Namibia is facing severe challenges in its foreign direct investment (FDI) landscape,
as recent reports indicate a notable decline in net FDI inflows during the second quarter of 2024.
This downturn, amounting to a decrease of N$7.2 billion year-on-year and N$3.9 billion quarter-on-quarter, has brought net inflows down to N$8.5 billion.
FDI refers to an ownership stake in a foreign company or project made by an investor, company or government of another country.
FDI is a key element in international economic integration, as it creates stable and long-lasting links between economies.
Bank of Namibia’s (BoN) recently released quarterly report states that the FDI decline is primarily due to high base effects from the previous year’s substantial sale of foreign assets in the manufacturing sector, which skewed comparisons for this year.
The impact of this decline is multifaceted. A significant factor contributing to the reduced inflows is the slowdown in oil exploration and appraisal drilling campaigns by major operators in the region. As these companies scaled back their activities, the associated expenditure on appraisal drilling also diminished, leading to a contraction in investment.
“On a quarterly basis, the fall in net FDI inflows was attributed to the decline in oil exploration and appraisal expenditure, reflecting the slowdown in the appraisal drilling campaigns by some of the major operators.

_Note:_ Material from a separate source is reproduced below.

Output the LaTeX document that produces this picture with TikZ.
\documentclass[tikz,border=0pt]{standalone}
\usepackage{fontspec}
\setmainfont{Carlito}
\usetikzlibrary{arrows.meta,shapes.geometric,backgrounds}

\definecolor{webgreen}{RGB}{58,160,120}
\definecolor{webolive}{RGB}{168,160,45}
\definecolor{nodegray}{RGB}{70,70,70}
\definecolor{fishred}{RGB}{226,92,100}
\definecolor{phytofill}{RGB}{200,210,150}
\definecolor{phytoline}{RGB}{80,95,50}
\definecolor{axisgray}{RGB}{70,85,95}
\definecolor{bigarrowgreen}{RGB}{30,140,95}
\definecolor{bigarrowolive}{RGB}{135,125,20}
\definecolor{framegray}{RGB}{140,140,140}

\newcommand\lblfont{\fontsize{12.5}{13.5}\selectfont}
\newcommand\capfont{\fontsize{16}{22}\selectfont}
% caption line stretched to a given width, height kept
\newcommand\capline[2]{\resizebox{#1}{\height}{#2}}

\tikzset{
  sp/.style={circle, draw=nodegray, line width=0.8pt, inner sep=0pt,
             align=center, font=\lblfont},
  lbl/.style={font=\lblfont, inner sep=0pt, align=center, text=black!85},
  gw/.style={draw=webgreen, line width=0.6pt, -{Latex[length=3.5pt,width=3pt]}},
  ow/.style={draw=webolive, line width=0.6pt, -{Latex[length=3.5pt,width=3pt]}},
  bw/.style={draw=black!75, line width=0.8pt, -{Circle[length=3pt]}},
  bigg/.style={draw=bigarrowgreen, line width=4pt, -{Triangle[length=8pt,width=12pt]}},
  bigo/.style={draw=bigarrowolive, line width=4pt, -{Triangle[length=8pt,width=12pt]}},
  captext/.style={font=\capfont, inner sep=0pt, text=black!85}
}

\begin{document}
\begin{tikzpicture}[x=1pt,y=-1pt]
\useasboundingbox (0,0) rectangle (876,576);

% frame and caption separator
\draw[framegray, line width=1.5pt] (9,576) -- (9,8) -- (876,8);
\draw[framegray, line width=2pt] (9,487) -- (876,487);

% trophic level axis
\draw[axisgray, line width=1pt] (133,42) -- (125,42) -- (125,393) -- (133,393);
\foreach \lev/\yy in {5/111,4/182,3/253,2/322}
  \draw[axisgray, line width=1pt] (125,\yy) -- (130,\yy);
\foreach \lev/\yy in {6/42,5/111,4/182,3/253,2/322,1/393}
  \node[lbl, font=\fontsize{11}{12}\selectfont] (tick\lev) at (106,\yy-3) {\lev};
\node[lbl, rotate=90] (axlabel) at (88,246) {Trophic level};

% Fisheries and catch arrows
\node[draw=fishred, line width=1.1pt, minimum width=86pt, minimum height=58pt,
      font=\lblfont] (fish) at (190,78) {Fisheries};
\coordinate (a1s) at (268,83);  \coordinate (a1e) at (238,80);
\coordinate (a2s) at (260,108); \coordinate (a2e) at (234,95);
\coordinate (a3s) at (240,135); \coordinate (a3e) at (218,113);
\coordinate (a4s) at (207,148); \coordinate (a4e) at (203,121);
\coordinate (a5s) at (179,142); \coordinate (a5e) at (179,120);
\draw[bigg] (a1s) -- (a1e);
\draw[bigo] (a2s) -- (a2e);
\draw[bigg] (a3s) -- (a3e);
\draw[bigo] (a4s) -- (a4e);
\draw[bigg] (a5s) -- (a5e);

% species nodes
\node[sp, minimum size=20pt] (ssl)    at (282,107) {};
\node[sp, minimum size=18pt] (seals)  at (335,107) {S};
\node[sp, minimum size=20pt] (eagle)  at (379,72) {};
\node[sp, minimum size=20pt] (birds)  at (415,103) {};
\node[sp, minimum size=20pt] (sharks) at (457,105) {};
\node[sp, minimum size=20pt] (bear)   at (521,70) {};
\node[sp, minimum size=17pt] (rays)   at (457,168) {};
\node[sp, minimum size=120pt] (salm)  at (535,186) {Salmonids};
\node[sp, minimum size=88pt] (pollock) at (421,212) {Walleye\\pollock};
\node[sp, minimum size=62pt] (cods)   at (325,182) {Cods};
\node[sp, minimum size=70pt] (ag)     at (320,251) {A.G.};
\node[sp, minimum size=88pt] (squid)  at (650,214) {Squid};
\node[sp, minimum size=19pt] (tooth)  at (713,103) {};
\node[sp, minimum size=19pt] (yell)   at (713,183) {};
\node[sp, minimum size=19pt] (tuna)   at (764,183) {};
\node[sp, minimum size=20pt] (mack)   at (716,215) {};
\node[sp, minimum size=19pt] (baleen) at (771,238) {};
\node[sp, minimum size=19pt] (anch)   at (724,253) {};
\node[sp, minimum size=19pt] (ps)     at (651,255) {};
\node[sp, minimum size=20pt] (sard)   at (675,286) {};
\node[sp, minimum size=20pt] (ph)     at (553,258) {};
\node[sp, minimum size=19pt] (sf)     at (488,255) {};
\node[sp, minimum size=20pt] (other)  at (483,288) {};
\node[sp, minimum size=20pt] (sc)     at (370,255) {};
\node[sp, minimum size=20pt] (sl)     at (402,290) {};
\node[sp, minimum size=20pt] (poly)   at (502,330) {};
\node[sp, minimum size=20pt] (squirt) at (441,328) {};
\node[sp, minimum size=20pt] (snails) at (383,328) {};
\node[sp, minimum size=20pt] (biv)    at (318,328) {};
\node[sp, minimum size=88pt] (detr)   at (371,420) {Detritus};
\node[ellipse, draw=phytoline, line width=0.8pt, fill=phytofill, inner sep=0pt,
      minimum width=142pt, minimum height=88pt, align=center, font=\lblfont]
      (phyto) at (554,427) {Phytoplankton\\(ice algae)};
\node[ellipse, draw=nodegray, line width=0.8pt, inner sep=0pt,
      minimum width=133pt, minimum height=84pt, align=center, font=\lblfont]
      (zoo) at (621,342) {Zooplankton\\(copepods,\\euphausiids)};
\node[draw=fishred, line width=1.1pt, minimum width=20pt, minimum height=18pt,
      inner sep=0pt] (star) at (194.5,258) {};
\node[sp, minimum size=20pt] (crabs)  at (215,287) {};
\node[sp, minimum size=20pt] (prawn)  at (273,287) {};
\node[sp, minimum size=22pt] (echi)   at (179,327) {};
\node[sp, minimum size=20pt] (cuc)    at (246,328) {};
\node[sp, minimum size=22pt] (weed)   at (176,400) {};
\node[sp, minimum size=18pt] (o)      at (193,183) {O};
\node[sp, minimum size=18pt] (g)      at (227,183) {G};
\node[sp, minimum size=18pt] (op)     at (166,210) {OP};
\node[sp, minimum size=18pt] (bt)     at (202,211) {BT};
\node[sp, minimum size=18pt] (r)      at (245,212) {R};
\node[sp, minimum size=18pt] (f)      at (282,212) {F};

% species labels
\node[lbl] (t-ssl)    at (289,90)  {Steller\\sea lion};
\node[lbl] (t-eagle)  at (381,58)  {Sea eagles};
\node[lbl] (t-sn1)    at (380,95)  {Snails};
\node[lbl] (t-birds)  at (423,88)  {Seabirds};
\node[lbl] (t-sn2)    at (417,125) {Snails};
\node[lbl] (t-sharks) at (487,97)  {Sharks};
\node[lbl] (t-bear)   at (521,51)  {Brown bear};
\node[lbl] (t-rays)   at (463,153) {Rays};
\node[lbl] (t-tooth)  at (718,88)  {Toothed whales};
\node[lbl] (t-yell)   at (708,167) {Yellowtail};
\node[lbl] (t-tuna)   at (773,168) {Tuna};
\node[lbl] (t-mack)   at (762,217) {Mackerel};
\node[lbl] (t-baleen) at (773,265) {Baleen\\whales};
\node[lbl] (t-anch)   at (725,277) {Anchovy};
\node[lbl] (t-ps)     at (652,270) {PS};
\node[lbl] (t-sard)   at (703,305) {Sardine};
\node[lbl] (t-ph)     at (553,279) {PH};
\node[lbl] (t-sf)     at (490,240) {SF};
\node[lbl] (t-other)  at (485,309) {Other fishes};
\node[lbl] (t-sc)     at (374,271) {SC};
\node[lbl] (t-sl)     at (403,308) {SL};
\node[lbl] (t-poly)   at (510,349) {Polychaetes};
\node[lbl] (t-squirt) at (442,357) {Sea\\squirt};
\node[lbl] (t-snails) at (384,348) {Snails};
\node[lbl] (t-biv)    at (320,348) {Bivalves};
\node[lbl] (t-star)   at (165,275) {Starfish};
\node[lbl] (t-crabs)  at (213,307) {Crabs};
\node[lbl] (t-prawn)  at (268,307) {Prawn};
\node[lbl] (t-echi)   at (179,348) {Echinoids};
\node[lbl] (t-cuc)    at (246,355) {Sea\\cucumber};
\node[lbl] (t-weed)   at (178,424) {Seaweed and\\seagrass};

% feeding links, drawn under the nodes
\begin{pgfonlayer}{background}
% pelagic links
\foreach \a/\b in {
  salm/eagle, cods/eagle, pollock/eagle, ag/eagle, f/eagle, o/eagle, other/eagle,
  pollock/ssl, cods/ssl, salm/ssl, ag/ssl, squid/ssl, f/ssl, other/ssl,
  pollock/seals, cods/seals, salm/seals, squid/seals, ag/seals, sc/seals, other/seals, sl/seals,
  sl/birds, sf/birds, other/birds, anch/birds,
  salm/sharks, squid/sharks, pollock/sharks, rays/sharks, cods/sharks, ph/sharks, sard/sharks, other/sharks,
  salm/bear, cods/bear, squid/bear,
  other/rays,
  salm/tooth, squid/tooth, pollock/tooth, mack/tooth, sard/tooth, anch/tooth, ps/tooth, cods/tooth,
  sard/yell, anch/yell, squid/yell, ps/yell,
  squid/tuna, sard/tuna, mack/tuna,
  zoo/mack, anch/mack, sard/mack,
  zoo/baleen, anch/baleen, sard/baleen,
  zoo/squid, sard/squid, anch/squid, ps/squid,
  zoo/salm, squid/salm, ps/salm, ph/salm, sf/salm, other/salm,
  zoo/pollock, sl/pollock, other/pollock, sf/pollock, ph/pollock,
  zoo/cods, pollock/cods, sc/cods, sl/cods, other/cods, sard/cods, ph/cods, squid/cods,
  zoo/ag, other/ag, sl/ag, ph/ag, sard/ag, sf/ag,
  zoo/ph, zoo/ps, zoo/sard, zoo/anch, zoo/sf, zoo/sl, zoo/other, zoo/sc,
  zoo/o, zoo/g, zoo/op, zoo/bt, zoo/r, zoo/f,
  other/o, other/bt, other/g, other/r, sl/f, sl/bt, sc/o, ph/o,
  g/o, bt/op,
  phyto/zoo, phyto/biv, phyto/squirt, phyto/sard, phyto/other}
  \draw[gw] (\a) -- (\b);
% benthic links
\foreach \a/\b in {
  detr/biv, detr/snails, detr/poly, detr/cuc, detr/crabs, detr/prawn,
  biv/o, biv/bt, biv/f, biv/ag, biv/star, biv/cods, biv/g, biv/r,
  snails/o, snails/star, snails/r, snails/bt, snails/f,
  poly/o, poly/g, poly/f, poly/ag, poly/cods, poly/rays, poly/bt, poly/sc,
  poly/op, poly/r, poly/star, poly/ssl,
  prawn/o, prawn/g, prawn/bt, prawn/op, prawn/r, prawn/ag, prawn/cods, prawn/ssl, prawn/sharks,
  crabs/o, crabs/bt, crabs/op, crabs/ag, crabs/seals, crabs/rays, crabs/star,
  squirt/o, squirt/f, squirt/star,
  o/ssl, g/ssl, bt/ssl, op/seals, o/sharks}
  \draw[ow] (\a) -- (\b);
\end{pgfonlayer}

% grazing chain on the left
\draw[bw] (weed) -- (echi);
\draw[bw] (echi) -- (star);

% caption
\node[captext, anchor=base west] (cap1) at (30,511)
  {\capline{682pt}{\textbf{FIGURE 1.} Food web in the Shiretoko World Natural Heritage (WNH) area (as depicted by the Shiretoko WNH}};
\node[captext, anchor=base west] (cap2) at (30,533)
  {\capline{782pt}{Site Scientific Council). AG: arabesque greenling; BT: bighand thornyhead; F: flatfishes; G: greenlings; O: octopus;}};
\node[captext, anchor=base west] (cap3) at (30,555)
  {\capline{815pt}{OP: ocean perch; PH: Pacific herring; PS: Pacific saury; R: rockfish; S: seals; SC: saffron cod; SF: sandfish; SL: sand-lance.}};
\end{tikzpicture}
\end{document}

Furthermore, the repayment of intercompany loans by FDI enterprises in the mining sector also contributed to the decrease in net FDI inflows during the second quarter of 2024,” reads the report. Namibia has attracted global attention due to the quantity and quality of its recent oil discoveries in the Orange Basin. These hydrocarbon discoveries have been a major factor for record FDI made via equity injections for exploration activities as well as the uptake of intercompany loans.
In parallel, Namibia’s services account has recorded a higher net outflow of N$3.9 billion for the current quarter, compared to N$2.5 billion a year ago. This increase is largely due to rising payments for maintenance and repair services sourced from abroad, particularly for vessels used in the mining industry.
The surge in outflows reflects an increased demand for technical and trade-related services linked to oil and gas exploration activities in the Orange Basin.
Despite these challenges, there is a silver lining, as on a quarterly basis, total services outflows decreased significantly from N$7 billion in the preceding quarter.
This reduction can be attributed to lower payments in other private services, as oil and gas exploration companies curtailed their drilling campaigns as mentioned before.
Furthermore, an uptick in travel service receipts, driven by an increase in airport passenger arrivals, has contributed positively to the overall balance.
Meanwhile, the Namibia Investment Promotion and Development Board (NIPDB) CEO Nangula Uaandja said Namibia attracted N$73 billion in FDI inflows between 2021 and 2023, of which about 45% or some N$33 billion is attributable to the oil and gas sector.